Instruction. Repeat the material verbatim. Images are excluded from the copy.
* Start *
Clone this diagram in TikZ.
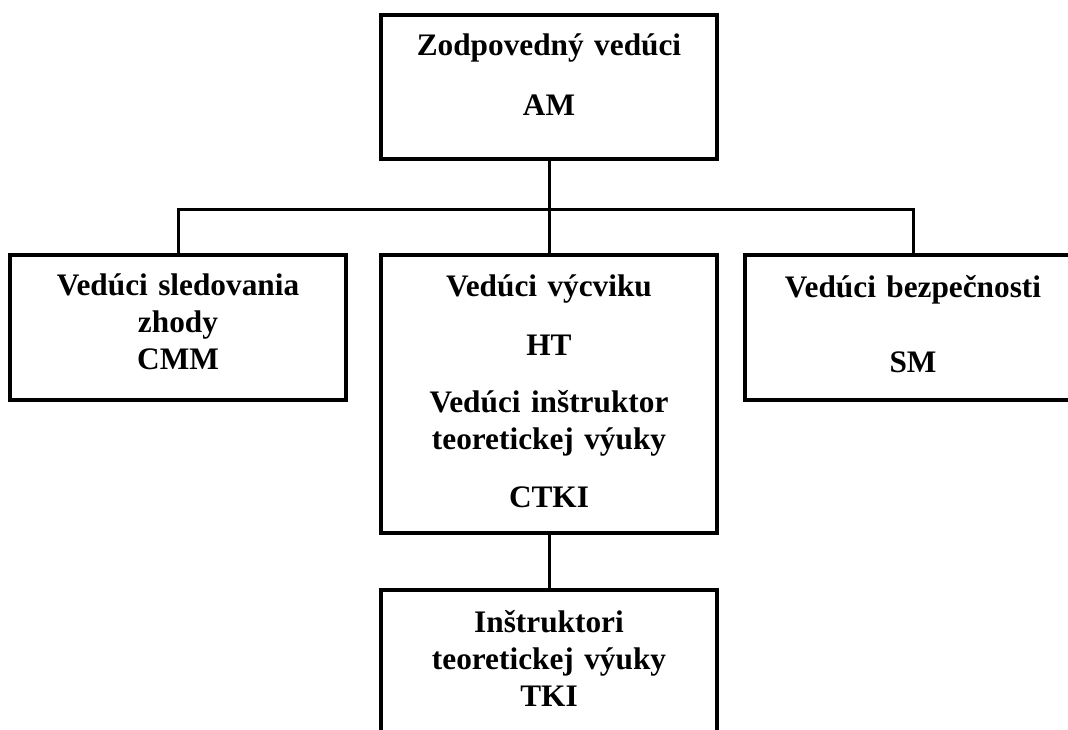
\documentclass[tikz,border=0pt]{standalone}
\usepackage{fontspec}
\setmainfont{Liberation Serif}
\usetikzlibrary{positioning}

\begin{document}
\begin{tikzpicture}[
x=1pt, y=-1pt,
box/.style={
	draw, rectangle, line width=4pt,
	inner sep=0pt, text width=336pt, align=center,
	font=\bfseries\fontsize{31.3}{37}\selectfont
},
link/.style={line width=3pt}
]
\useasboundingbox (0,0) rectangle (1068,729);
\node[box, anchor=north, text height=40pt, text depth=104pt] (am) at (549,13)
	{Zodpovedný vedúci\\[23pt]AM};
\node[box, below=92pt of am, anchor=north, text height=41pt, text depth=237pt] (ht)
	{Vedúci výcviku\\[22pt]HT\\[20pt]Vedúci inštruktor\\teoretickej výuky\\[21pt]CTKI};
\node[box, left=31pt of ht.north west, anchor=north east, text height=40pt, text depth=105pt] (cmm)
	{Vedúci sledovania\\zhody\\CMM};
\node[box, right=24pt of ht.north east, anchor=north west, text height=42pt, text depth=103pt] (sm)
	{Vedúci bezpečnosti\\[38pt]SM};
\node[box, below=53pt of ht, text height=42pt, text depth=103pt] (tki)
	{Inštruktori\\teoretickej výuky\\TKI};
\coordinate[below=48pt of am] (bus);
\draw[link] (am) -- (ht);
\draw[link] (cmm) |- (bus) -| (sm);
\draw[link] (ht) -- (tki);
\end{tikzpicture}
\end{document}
* End *
Response to the exercise.
Clone this diagram in TikZ.
\documentclass[tikz,border=0pt]{standalone}
\usepackage{fontspec}
\setmainfont{Liberation Serif}
\usetikzlibrary{positioning}

\begin{document}
\begin{tikzpicture}[
x=1pt, y=-1pt,
box/.style={
	draw, rectangle, line width=4pt,
	inner sep=0pt, text width=336pt, align=center,
	font=\bfseries\fontsize{31.3}{37}\selectfont
},
link/.style={line width=3pt}
]
\useasboundingbox (0,0) rectangle (1068,729);
\node[box, anchor=north, text height=40pt, text depth=104pt] (am) at (549,13)
	{Zodpovedný vedúci\\[23pt]AM};
\node[box, below=92pt of am, anchor=north, text height=41pt, text depth=237pt] (ht)
	{Vedúci výcviku\\[22pt]HT\\[20pt]Vedúci inštruktor\\teoretickej výuky\\[21pt]CTKI};
\node[box, left=31pt of ht.north west, anchor=north east, text height=40pt, text depth=105pt] (cmm)
	{Vedúci sledovania\\zhody\\CMM};
\node[box, right=24pt of ht.north east, anchor=north west, text height=42pt, text depth=103pt] (sm)
	{Vedúci bezpečnosti\\[38pt]SM};
\node[box, below=53pt of ht, text height=42pt, text depth=103pt] (tki)
	{Inštruktori\\teoretickej výuky\\TKI};
\coordinate[below=48pt of am] (bus);
\draw[link] (am) -- (ht);
\draw[link] (cmm) |- (bus) -| (sm);
\draw[link] (ht) -- (tki);
\end{tikzpicture}
\end{document}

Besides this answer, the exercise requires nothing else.